Three Kentucky relatives of two people killed in the Sept. 11, 2001, terrorist attacks said Monday they were relieved that Osama bin Laden has finally been killed. But they also wonder what his death will mean.

"It's been a long time coming, but it's finally come after all these years," said Kristen Hall, 28, of Nicholasville. Her father, New York City firefighter Tom Kuveikis, 48, died when the south tower of the World Trade Center collapsed.

But Hall said the country probably has not heard the last from bin Laden's al-Qaida terrorist organization.

"It worries me that they might come back against us and have another attack on the U.S.," Hall said.

Meanwhile, the oldest sister of Ed Earhart, 26, of Morehead, a Navy petty officer first class who died in the Pentagon attack on 9/11, said bin Laden's death "was a long time coming."

"You wonder now what al-Qaida is going to do, what kind of retribution" might happen, said Andrea Stauter of Winchester. "There is trepidation: What's going to happen next?"
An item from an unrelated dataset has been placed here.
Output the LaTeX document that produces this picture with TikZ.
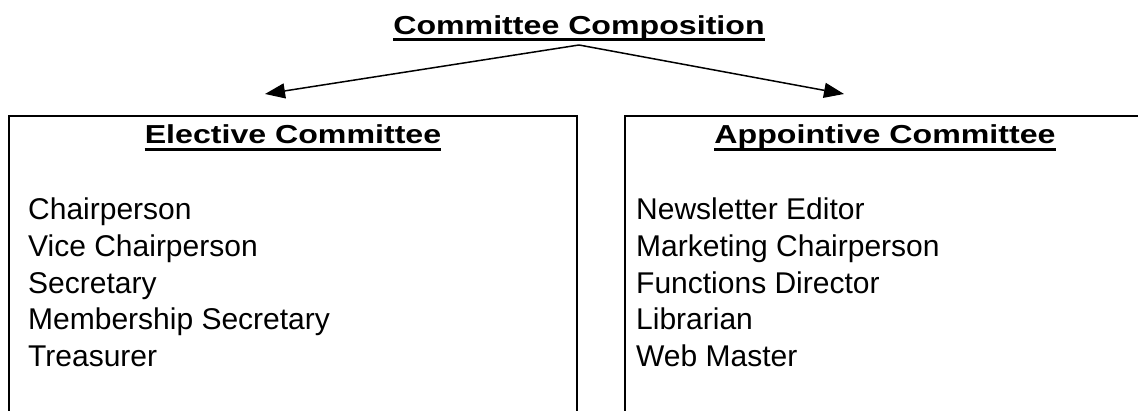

Asked whether she agreed with President Barack Obama that justice had been served, Stauter said, "In a way, it is partial justice. A lot of innocent people died that didn't need to. But we still have terrorists, and al-Qaida is still a big network."

Earhart's aunt, Claudette Thomas of Rowan County, said, "I feel our country has been vindicated to actually see this. He was the mastermind behind the murders. Does it mean somebody else will pick up the torch? Yes, somebody else will pick up the torch. I don't believe it's over.

"Yes, I believe that we have received some justice. Is it complete justice? I don't know if it's complete. I am proud and very thankful for all our military, that they are putting their lives in harm's way. ... I believe this is something that our military needed for their reputation in the world theater. We've always been known for our prowess against attackers."

Earhart was the first military casualty identified in the rubble of the Pentagon. He had transferred there at the end of 2000 after a three-year stint at Pearl Harbor, Hawaii. At the Pentagon he monitored weather around the globe for ships and planes.

The Navy and the National Oceanic and Atmospheric Association named twin undersea mountains in the Pacific Ocean for Earhart and Matt Flocco, the man he was training at the time of the attacks.

Earhart wasn't his family's only casualty in the war on terror. Earhart's cousin Collin Trent Thomas, 33, was fatally shot during combat operations in east Afghanistan in August. Thomas was deployed there as a member of a Navy SEAL team.

Kuveikis, the New York firefighter, was a carpenter, tofu-eating vegetarian and nature lover who explored Mammoth Cave and Natural Bridge during his periodic visits to Kentucky, his daughter recalled in a 2002 interview.

Hall said she and her husband, Asher, were watching Fox News on Sunday night when they heard that the president would soon speak to the nation about bin Laden's death.

"I didn't believe it until I heard the president say he did die," Hall said.

Hall said she plans to attend a 10-year commemoration of the 2001 attacks in New York City.

"I'm kind of worried to go to the World Trade Center site," she said. "I don't know how safe it will be."